**TASK INSTRUCTIONS**: Repeat, exactly and only, the lines from the beginning of the data through the line with "import plotly.graph_objects as go". Pictures are left out.

**INFORMATION SHOWN**:

= = = = = = =

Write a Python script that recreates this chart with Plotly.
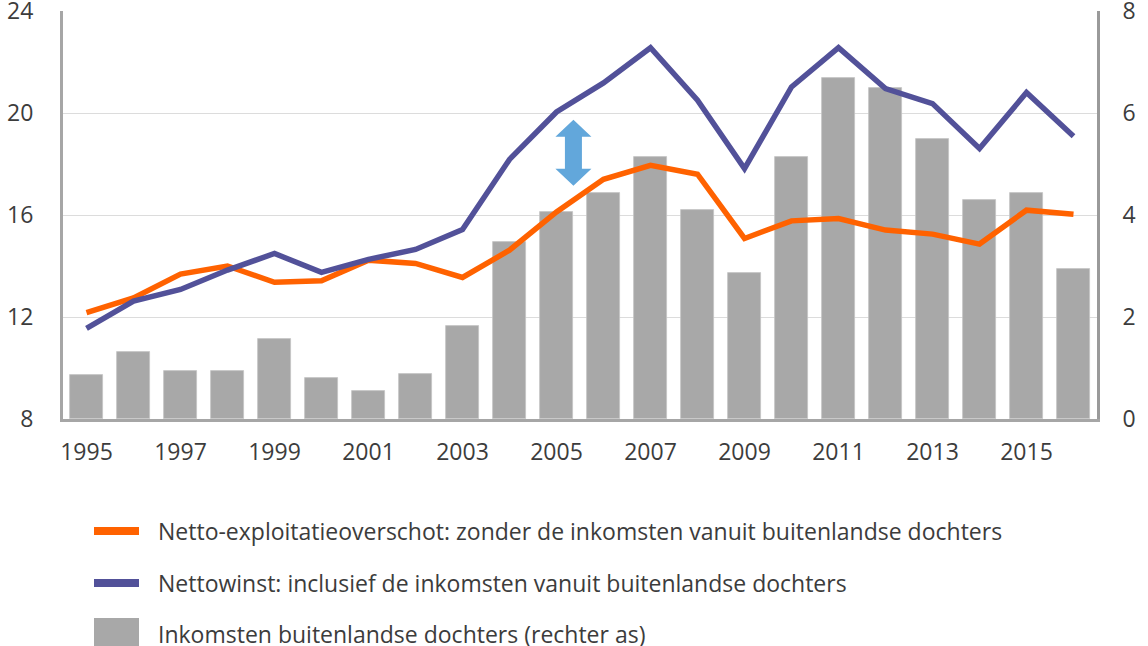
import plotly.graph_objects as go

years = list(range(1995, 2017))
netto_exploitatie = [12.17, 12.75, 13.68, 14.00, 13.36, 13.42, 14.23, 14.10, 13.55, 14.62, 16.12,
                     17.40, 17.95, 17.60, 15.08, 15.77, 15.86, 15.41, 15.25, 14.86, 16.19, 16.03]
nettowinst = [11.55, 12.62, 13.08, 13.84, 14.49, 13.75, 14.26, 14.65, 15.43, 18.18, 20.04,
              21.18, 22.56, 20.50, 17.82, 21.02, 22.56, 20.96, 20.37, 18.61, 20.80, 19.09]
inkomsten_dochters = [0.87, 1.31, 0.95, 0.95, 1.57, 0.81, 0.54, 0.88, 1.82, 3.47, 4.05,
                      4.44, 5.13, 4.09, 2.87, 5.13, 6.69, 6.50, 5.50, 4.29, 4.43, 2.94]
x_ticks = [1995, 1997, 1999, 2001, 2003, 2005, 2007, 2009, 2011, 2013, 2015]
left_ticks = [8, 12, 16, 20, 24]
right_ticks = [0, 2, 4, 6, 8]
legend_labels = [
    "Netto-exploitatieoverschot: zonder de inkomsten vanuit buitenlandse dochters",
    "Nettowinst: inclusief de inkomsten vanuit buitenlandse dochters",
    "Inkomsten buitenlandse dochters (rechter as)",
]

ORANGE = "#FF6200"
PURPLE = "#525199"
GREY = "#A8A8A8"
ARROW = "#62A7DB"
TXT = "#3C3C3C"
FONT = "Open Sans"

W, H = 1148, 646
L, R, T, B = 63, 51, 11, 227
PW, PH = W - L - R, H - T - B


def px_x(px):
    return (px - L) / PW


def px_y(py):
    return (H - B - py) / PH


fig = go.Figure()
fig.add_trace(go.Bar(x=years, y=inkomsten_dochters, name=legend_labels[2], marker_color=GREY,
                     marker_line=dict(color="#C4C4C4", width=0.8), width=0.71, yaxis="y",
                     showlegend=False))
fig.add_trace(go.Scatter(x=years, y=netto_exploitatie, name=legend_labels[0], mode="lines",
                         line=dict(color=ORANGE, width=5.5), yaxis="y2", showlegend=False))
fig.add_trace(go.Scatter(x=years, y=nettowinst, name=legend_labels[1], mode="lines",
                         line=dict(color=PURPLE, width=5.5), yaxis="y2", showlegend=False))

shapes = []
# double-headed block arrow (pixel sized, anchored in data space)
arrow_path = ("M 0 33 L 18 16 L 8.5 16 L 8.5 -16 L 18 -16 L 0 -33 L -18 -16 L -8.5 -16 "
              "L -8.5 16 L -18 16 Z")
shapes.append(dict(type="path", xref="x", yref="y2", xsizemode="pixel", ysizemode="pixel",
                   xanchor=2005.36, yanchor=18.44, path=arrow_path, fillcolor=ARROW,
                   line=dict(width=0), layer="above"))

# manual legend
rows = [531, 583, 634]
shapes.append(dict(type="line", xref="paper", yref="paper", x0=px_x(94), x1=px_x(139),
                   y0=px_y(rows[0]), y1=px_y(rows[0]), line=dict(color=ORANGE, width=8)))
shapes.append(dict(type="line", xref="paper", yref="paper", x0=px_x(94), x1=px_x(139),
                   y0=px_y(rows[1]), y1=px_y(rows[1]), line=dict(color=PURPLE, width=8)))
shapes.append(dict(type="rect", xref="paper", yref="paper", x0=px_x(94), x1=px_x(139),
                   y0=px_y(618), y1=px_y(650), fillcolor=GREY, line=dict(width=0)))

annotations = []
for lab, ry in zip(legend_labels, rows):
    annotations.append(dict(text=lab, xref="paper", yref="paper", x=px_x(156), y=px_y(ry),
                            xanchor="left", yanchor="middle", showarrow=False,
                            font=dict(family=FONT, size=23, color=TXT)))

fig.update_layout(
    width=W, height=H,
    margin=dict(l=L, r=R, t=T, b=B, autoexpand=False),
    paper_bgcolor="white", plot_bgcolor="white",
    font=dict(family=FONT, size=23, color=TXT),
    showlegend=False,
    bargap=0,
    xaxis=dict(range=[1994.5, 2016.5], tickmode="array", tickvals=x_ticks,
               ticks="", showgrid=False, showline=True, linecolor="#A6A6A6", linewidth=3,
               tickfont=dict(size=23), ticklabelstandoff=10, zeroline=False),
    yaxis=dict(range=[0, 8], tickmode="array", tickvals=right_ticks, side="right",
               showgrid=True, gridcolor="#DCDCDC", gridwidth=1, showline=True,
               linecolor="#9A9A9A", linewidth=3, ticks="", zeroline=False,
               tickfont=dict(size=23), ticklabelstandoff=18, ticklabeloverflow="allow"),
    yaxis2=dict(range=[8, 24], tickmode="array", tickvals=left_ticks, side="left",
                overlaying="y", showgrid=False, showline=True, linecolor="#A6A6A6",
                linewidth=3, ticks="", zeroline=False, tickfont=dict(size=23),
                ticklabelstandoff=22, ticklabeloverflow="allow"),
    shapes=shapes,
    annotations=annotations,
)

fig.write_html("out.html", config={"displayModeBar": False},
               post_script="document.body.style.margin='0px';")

= = = = = = =

**EXPECTED ANSWER**:
Write a Python script that recreates this chart with Plotly.
import plotly.graph_objects as go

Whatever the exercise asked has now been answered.